Five or six hours were eaten up today as I chased a single story about a movie possibly not going forward, or at least about the finances being stalled for the time being. I wrote emails to and left phone messages with several parties to try and learn what’s up, and then I spent almost two hours on the phone with a guy I’ve known for years who explained that the story was not true although certain aspects might be sort of half-true in this or that respect.
The result is that I didn’t post very much today, which mildly irritates. On one level it’s exciting and enriching to dig down into a story and get to know the whys and particulars, but I have to crank stuff out no matter what. You have to shovel coal into the furnace.

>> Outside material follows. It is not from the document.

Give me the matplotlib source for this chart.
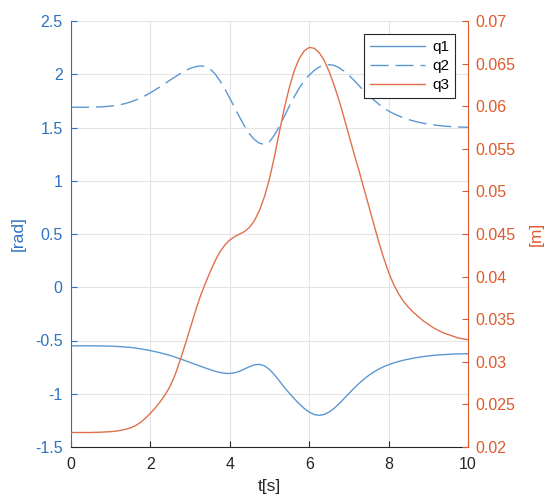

I can’t write six or seven riffs (i.e., items, reviews, rants) for this column and also do the old John Horn or Patrick Goldstein routine, chasing down an interesting, sometimes labrynthian story and talking to the right people and taking notes and assembling the final version of the story just so and tying up the loose ends. I have to think fast and write faster and get out the six-shooter and be completely unafraid to channel Judge Roy Bean. A perceptive, passionate, fair-minded Judge Bean, I mean.

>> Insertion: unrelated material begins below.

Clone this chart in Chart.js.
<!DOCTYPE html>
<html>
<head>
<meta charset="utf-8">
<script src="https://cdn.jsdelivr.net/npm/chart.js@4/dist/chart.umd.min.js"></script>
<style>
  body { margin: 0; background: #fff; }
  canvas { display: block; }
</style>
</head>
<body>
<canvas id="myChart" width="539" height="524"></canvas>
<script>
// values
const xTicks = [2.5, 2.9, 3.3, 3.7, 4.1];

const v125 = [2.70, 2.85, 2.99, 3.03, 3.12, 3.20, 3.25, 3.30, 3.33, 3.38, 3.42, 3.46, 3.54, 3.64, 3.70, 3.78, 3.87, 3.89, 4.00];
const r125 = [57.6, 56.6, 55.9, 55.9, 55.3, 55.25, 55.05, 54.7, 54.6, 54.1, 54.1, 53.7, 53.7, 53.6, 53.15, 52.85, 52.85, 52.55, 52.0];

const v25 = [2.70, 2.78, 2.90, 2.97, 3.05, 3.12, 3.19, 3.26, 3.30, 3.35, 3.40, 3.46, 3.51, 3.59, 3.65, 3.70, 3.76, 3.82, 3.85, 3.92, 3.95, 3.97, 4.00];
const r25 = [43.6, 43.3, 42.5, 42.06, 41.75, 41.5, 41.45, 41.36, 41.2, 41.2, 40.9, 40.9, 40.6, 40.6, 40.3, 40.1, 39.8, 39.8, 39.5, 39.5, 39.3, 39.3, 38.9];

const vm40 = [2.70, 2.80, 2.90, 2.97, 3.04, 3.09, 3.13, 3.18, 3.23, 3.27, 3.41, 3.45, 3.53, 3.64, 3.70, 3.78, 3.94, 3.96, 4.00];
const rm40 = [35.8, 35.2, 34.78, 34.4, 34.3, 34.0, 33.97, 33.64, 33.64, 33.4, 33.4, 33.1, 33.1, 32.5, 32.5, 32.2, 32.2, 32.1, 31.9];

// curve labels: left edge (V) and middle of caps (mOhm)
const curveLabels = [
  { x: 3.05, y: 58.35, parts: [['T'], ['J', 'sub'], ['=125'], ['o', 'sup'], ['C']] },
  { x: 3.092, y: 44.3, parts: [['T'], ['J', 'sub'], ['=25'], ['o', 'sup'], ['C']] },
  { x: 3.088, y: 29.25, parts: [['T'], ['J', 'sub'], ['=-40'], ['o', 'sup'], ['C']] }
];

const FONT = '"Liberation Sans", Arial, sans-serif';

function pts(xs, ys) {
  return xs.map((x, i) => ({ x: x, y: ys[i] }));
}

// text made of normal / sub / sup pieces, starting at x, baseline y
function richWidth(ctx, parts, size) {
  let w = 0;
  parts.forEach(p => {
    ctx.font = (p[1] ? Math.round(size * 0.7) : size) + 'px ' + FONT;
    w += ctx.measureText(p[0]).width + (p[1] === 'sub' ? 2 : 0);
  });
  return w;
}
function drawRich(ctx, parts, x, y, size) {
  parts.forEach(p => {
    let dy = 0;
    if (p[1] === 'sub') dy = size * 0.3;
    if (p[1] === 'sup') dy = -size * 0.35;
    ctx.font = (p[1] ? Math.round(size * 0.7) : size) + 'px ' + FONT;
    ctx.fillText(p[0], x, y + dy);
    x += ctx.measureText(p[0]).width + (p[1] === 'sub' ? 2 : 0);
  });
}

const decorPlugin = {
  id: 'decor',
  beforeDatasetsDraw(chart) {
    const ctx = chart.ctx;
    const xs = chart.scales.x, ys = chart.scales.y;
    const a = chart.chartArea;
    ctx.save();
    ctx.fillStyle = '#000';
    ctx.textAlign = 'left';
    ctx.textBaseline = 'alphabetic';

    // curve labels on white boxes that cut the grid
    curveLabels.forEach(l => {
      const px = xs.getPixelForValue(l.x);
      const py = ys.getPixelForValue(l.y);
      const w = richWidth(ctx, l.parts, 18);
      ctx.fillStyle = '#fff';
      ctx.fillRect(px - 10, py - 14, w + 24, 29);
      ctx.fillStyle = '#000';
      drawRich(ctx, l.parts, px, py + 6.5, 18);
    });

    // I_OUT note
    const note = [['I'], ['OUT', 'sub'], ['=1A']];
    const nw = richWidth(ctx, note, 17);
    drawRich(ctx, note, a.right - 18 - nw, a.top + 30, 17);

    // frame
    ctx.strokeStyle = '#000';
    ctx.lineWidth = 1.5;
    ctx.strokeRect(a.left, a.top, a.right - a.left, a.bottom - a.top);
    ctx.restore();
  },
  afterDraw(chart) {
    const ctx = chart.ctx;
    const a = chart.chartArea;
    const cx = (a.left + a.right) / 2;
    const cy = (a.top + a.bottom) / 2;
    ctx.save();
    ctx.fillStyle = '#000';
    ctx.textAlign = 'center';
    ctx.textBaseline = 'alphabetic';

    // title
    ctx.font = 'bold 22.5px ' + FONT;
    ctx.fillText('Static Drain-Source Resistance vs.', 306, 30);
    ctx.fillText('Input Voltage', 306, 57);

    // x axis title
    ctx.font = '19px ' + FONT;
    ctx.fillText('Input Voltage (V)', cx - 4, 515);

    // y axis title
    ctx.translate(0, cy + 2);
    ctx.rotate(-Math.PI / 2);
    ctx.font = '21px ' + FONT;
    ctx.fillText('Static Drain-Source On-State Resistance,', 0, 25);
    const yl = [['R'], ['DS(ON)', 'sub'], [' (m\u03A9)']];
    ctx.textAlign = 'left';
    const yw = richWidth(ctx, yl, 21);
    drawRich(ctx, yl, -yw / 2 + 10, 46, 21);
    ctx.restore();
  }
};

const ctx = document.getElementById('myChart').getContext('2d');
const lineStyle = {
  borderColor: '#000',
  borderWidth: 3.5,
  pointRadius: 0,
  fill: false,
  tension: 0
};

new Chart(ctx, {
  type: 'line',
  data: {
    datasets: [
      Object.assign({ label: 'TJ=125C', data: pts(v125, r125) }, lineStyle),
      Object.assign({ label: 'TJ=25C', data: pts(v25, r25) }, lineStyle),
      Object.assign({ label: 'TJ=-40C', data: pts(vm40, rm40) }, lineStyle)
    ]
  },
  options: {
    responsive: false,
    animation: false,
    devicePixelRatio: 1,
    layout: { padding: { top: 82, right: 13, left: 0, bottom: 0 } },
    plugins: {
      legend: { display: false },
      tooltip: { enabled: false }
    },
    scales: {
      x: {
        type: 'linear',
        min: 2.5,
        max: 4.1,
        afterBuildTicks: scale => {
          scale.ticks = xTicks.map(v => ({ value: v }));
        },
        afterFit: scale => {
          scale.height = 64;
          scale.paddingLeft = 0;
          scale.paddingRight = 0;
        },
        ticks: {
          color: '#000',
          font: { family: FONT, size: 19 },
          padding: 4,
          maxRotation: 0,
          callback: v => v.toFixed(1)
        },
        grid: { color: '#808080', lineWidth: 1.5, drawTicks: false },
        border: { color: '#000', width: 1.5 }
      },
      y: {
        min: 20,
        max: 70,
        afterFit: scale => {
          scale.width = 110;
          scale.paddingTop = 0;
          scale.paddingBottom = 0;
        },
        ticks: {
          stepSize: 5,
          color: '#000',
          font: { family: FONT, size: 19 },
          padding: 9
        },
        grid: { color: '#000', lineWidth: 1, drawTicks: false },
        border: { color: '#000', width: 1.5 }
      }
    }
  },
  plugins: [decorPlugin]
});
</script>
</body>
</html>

I should have linked/excerpted a Mike Fleming Deadline piece that ran four days ago called “Let Me Rant More Than Rave About The Film Climate In Hollywood Now.” I didn’t because…I don’t have a decent excuse but the best part is mainly about how to jazz up the Oscarsl
Fleming’s big idea (and it’s a good one) is that the Academy should use the Oscar telecast as a way to entertainingly preview the big wanna-see flicks of the coming year.
“Instead of Cirque du Soleil, what if Oscar promised an exclusive clip of Tom Cruise singing an ’80s rock number in his decadent hair band rock icon character from Rock Of Ages? A clip showing the giant dragon Smaug or a battle scene from Middle Earth from The Hobbit? A killer scene from The Hunger Games? One from Prometheus, Ridley Scott‘s revisit to Alien terrain? The Dark Knight Rises? An action scene marking the return of James Bond in Skyfall? You get the idea.
“All of these scenes would be exclusive, and this could become a tradition which could be promoted and would give a global movie-loving audience more to embrace than dresses that actresses are wearing.
“Insiders say this hasn’t happened because the Academy is intransigent in its fear that the integrity of the awards would be compromised. After all, they only just started allowing movie ads during the telecast. Hey, Academy: join the 21st century.
“And while we’re at it, doubling the number of Best Picture nominees has mostly added a few more films most people didn’t see. Why not create some other awards that honor the best comedy or best ensemble, which might give the unwashed masses something to root for? And when you have a year where Harry Potter was again ignored for Best Picture after an eighth installment that marked the end of an unprecedented achievement of an engrossing serial that grossed $8 billion, why not INVENT AN AWARD that gives the cast and filmmakers the chance to take a final bow in front of a grateful global TV audience?
There’s “a palpable lack of excitement for the Oscars” among industry players, he says. The basic problem is that the Oscar telecasy “is clearly hamstrung not by the imagination of its producers [but] the Academy’s unwillingness to get off its high horse and start showing audiences around the world what they really want to see.”
Fleming is basically saying that Academy honchos Tom Sherak, Dawn Hudson and Ric Robertson are basically what’s wrong.
“Why can’t the Academy face the fact that its stuffiness and stubbornness has turned movie’s most important night into the Super Bowl for dress designers? The red carpet pre-show has become a more anticipated event than an awards show that focuses too much on a Hollywood past the masses don’t care about, technical awards the masses don’t care about, and movies from last year that audiences either saw or decided not to see a long time ago.”
Rome Reborn 2.2 is the most realistic — painterly, Ridley Scott-ish — digital recreation of ancient Rome I’ve ever come across. There’s also a Rome Reborn 2.1 version that isn’t bad. I’m not visiting Rome this year after Cannes (as I’ve done three times over the last 10 or 12 years) but a friend and his fiance are honeymooning in Rome later this month, and I’ve been passing along tips and advisories.
I was alerted to this when the Toronto Star‘s Chantale Allick posted a story about this earlier today.